# Exercise brief
Copy the lines of the data below exactly, starting at the first and stopping after the line that contains "from matplotlib.lines import Line2D"; include no pictures.

-- start Information provided --

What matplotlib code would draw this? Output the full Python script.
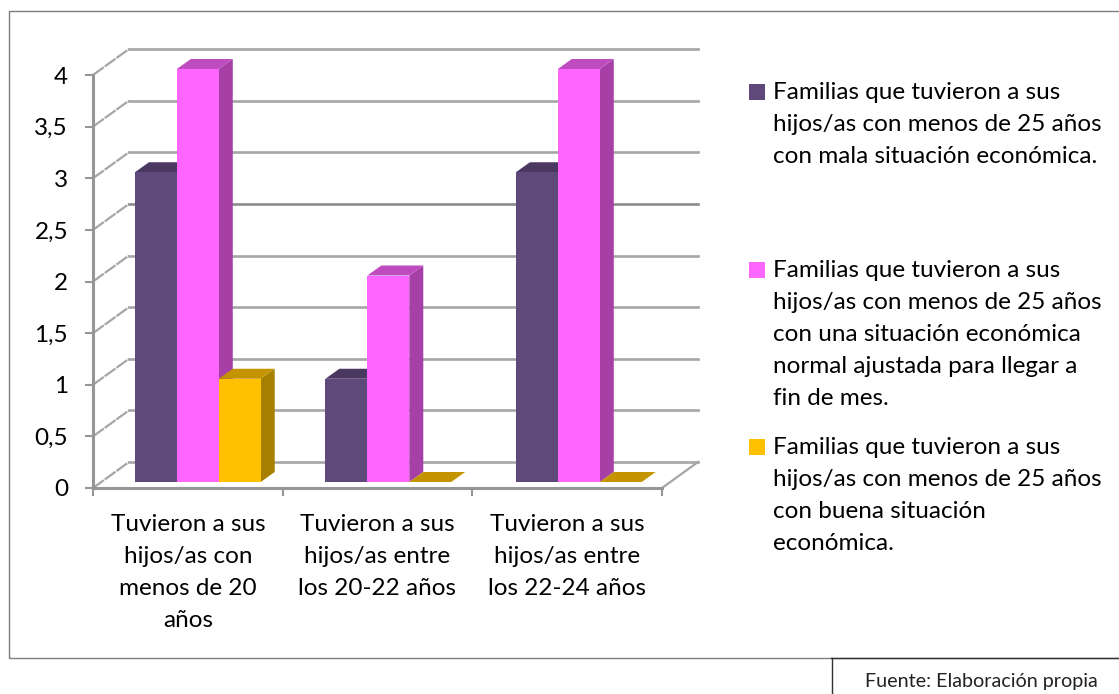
import numpy as np
import matplotlib
matplotlib.use("Agg")
import matplotlib.pyplot as plt
from matplotlib.patches import Polygon, Rectangle
from matplotlib.lines import Line2D

categorias = ["Tuvieron a sus\nhijos/as con\nmenos de 20\naños",
              "Tuvieron a sus\nhijos/as entre\nlos 20-22 años",
              "Tuvieron a sus\nhijos/as entre\nlos 22-24 años"]
mala = [3, 1, 3]
normal = [4, 2, 4]
buena = [1, 0, 0]
valores_y = [0, 0.5, 1, 1.5, 2, 2.5, 3, 3.5, 4]
etiquetas_y = ["0", "0,5", "1", "1,5", "2", "2,5", "3", "3,5", "4"]

leyenda = ["Familias que tuvieron a sus\nhijos/as con menos de 25 años\ncon mala situación económica.",
           "Familias que tuvieron a sus\nhijos/as con menos de 25 años\ncon una situación económica\nnormal ajustada para llegar a\nfin de mes.",
           "Familias que tuvieron a sus\nhijos/as con menos de 25 años\ncon buena situación\neconómica."]
fuente = "Fuente: Elaboración propia"

# cara frontal, techo, lateral
colores = [("#5F497A", "#4A3860", "#4A3860"),
           ("#FF66FF", "#BF4CBF", "#A63FA6"),
           ("#FFC000", "#C49400", "#A67F00")]

W, H = 1119, 694
plt.rcParams['font.family'] = ['Lato', 'DejaVu Sans']
fig = plt.figure(figsize=(W / 100, H / 100), dpi=100)

# ejes en pixeles de la imagen: y=0 en 488, y=4 en 75, x de 93 a 662
ax = fig.add_axes([93 / W, 1 - 488 / H, (662 - 93) / W, (488 - 75) / H])
ax.set_xlim(0, 3)
ax.set_ylim(0, 4)
ax.patch.set_alpha(0)
px = 3 / (662 - 93)
py = 4 / (488 - 75)

gris = "#A6A6A6"
for s in ["top", "right"]:
    ax.spines[s].set_visible(False)
for s in ["left", "bottom"]:
    ax.spines[s].set_color("#969696")
    ax.spines[s].set_linewidth(2.2)
    ax.spines[s].set_zorder(1)

ax.set_yticks(valores_y)
ax.set_yticklabels(etiquetas_y, fontsize=17.5, color="black")
ax.set_xticks([0, 1, 2, 3])
ax.set_xticklabels([])
ax.set_xticks([0.5, 1.5, 2.5], minor=True)
ax.set_xticklabels(categorias, minor=True, fontsize=17.5, color="black", linespacing=1.64)
ax.tick_params(axis="both", which="major", color="#969696", width=1.5, length=6)
ax.tick_params(axis="x", which="minor", length=0, pad=19)
ax.tick_params(axis="y", which="major", pad=12)

# pared del fondo y pared lateral
fx, fy = 36 * px, 26 * py
for v in valores_y:
    c = "#8C8C8C" if v == 2.5 else gris
    ax.plot([0, fx], [v, v + fy], color=gris, lw=1.6, ls=(0, (6, 0.5)), clip_on=False, zorder=1)
    ax.plot([fx, 3 + fx], [v + fy, v + fy], color=c, lw=1.9, clip_on=False, zorder=1)
ax.plot([3, 3 + fx], [0, fy], color=gris, lw=1.6, clip_on=False, zorder=1)

# barras con efecto 3d
ancho = 42 / 190
margen = 42 / 190
paso = 190.5 / 189.67
dx, dy = 14 * px, 10 * py
base = 6 * py
for s, serie in enumerate([mala, normal, buena]):
    frente, techo, lado = colores[s]
    for i, v in enumerate(serie):
        x0 = i * paso + margen + s * ancho
        x1 = x0 + ancho
        y0 = base
        y1 = base + v
        z = 3 + i * 3 + s
        ax.add_patch(Polygon([(x1, y0), (x1 + dx, y0 + dy), (x1 + dx, y1 + dy), (x1, y1)],
                             fc=lado, ec="none", clip_on=False, zorder=z))
        ax.add_patch(Polygon([(x0, y1), (x0 + dx, y1 + dy), (x1 + dx, y1 + dy), (x1, y1)],
                             fc=techo, ec="none", clip_on=False, zorder=z))
        if v > 0:
            ax.add_patch(Rectangle((x0, y0), ancho, v, fc=frente, ec="none", clip_on=False, zorder=z + 0.5))

# leyenda a mano, posiciones en pixeles
pos_leyenda = [(92, 749), (270, 749), (447, 749)]
for k, (yp, xp) in enumerate(pos_leyenda):
    fig.add_artist(Rectangle((xp / W, 1 - (yp + 8) / H), 16 / W, 16 / H, fc=colores[k][0], ec="none",
                             transform=fig.transFigure))
    fig.text(773 / W, 1 - (yp - 10) / H, leyenda[k], fontsize=17.5, color="black", va="top", ha="left",
             linespacing=1.64)

# marco exterior y caja de la fuente
fig.add_artist(Rectangle((8.5 / W, 1 - 657.5 / H), 1115 / W, 647 / H, fc="none", ec="#7F7F7F", lw=1,
                         transform=fig.transFigure))
fig.add_artist(Line2D([831 / W, 1], [1 - 657.5 / H] * 2, color="#333333", lw=1, transform=fig.transFigure))
fig.add_artist(Line2D([831.5 / W] * 2, [1 - 657.5 / H, 0], color="#333333", lw=1, transform=fig.transFigure))
fig.text(981 / W, 1 - 681 / H, fuente, fontsize=14.2, color="#222222", ha="center", va="center")

fig.savefig("out.png", dpi=100, facecolor="white")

-- end Information provided --

# Completed task
What matplotlib code would draw this? Output the full Python script.
import numpy as np
import matplotlib
matplotlib.use("Agg")
import matplotlib.pyplot as plt
from matplotlib.patches import Polygon, Rectangle
from matplotlib.lines import Line2D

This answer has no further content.